What does branding have to do with blogging? Everything. Marty Neumeier defines a brand as “a person’s gut feeling about a product, service, or company. It’s a gut feeling because we’re all emotional, intuitive beings, despite our best efforts to be rational.” I will take it a step further and add “person” along with “product, service, or company.” We believe that the brands we love are unique, being true to what they stand for makes them appear so. We connect to those brands emotionally and feel a sense of pride for having that connection. You are your brand, therefore, your blog is your brand regardless of whether you are style or tech blogger.
It’s important to have a sense of who you are, what you are providing and why anyone would care. The goal is to express something that solicits a reaction or response, you’re looking to engage your audience and develop a connection. A blog can be beautiful but uninteresting, if your content is not king no one will keep coming back. When I say content is king, I don’t mean to imply that every post must be brilliant. I only mean this: You are writing your content. Emphasis on “you.” People come back because they connected with it.
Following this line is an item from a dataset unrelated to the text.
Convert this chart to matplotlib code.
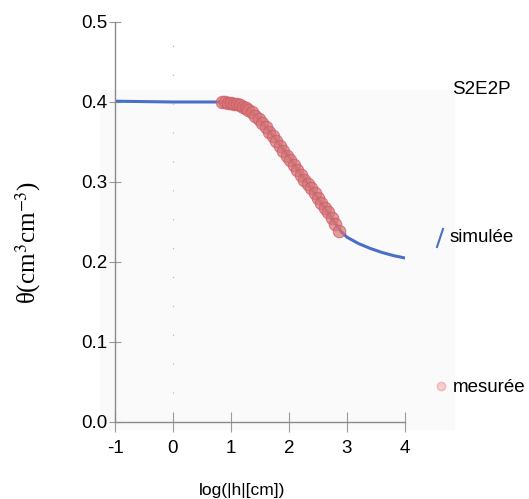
import matplotlib
matplotlib.use("Agg")
import matplotlib.pyplot as plt
from matplotlib.lines import Line2D
from matplotlib.patches import Rectangle

# simulated retention curve
sim_x = [-1, 0, 0.5, 0.8, 1.0, 1.2, 1.4, 1.6, 1.8, 2.0, 2.2, 2.4, 2.6, 2.8, 2.9, 3.0, 3.2, 3.4, 3.6, 3.8, 4.0]
sim_y = [0.401, 0.400, 0.400, 0.400, 0.399, 0.394, 0.385, 0.369, 0.351, 0.331, 0.310, 0.290, 0.269, 0.248,
         0.238, 0.231, 0.223, 0.217, 0.212, 0.208, 0.205]

# measured points
meas_x = [0.85, 0.9, 0.95, 1.0, 1.05, 1.1, 1.15, 1.2, 1.25, 1.3, 1.36, 1.42, 1.48, 1.54, 1.6, 1.66, 1.72, 1.78,
          1.84, 1.9, 1.96, 2.02, 2.08, 2.14, 2.2, 2.26, 2.32, 2.38, 2.44, 2.5, 2.56, 2.62, 2.68, 2.74, 2.8, 2.86]
meas_y = [0.400, 0.400, 0.399, 0.399, 0.398, 0.397, 0.396, 0.394, 0.392, 0.390, 0.387, 0.383, 0.379, 0.374,
          0.369, 0.363, 0.357, 0.351, 0.345, 0.339, 0.333, 0.327, 0.321, 0.315, 0.309, 0.303, 0.297, 0.292,
          0.286, 0.280, 0.274, 0.268, 0.262, 0.255, 0.247, 0.239]

xticks = [-1, 0, 1, 2, 3, 4]
yticks = [0.0, 0.1, 0.2, 0.3, 0.4, 0.5]

plt.rcParams["mathtext.fontset"] = "stix"

W, H = 529, 499
fig = plt.figure(figsize=(W / 100, H / 100), dpi=100)

# faint panel behind the plot
fig.patches.append(Rectangle((100 / W, 1 - 430 / H), 355 / W, 340 / H, transform=fig.transFigure,
                             facecolor="#fbfafa", edgecolor="none", zorder=-10))

ax = fig.add_axes([115 / W, 1 - 422 / H, 290 / W, 400 / H])
ax.patch.set_alpha(0)
ax.set_xlim(-1, 4)
ax.set_ylim(0, 0.5)

ax.axvline(0, color="#b0b0b0", lw=0.8, ls=(0, (1, 25)), zorder=1)

ax.plot(sim_x, sim_y, color="#4a6fc8", lw=2.2, zorder=2)
ax.plot(meas_x, meas_y, ls="none", marker="o", ms=9, mfc="#d87474", mec="#cc5866", mew=0.8,
        alpha=0.7, zorder=3)

for s in ["top", "right"]:
    ax.spines[s].set_visible(False)
for s in ["left", "bottom"]:
    ax.spines[s].set_color("#8a8a8a")
    ax.spines[s].set_linewidth(1.0)

ax.set_xticks(xticks)
ax.set_xticklabels([str(t) for t in xticks])
ax.set_yticks(yticks)
ax.set_yticklabels([f"{t:.1f}" for t in yticks])
ax.tick_params(axis="x", direction="inout", length=14, color="#9a9a9a", labelsize=13.5, pad=6)
ax.tick_params(axis="y", direction="inout", length=9, color="#9a9a9a", labelsize=13.5, pad=1)
for lab in ax.get_xticklabels() + ax.get_yticklabels():
    lab.set_family("Liberation Sans")

ax.set_xlabel("log(|h|[cm])", family="Liberation Sans", fontsize=12.5)
ax.xaxis.set_label_coords(127 / 290, -61 / 400)
ax.set_ylabel("θ(cm$^{3}$cm$^{-3}$)", family="Liberation Serif", fontsize=18)
ax.yaxis.set_label_coords(-72 / 290, 180 / 400)

# legend-like annotations
fig.text(452 / W, 1 - 89 / H, "S2E2P", family="Liberation Sans", fontsize=13.5, va="center")
fig.add_artist(Line2D([437 / W, 443 / W], [1 - 247 / H, 1 - 229 / H], color="#4a6fc8", lw=1.5))
fig.text(450 / W, 1 - 238 / H, "simulée", family="Liberation Sans", fontsize=13.5, va="center")
fig.add_artist(Line2D([441 / W], [1 - 386 / H], marker="o", ms=6, mfc="#f4c8c8", mec="#f0b0b8", alpha=0.9))
fig.text(453 / W, 1 - 388 / H, "mesurée", family="Liberation Sans", fontsize=13.5, va="center")

fig.savefig("out.png", dpi=100)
You don’t need to blow their minds but you do need to present yourself and your content in a compelling and genuine manner.
So how do we figure out all this out? Make a list of what makes you “you”. Now make a list of how others see you, how they would describe you. People’s impressions of you make up part of what defines you. The two lists should have a lot of in common. Do you see the correlation? Too much disparity and you’ve got a perception problem. Blogs are personal by nature, in most cases your blog is an extension of yourself and not a completely different persona. Your top attributes should be reflected in how you present yourself leading to how others perceive you. We want confirmation that supports why we love a brand. Apple is innovative. Nike is encouraging us to get out there and just do it. They might pleasantly surprise and delight us at times but they don’t send mixed signals. We love them for who they are.
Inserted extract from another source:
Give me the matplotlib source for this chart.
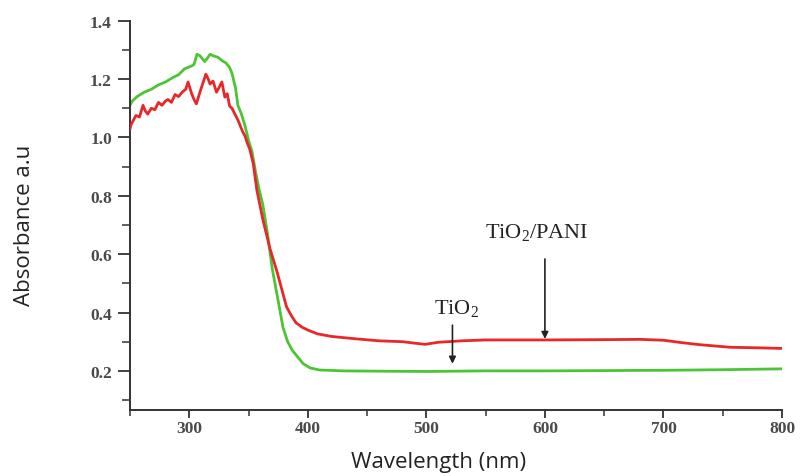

No one is going to assume you lack dimensionality or creativity for being focused, they will be pleased that they got what they came for. Who is your target, who is it your speaking to? What are they looking for? Why would they come back for more? Understanding your demographic is key to giving them what they want. You’re looking to bridge the gap between what you offer and what your target wants. Is she a mother with kids who’s looking to connect and share ideas with other mothers, or is she a woman who also happens to be a mother with kids? The differences may be subtle but making the distinction is very important in how you choose to speak to one or the other.
You are the primary authority of your brand, express it through your blog with conviction. Know your audience, be focused, remain true to yourself. In the words of Stella Adler, “don’t act, behave.”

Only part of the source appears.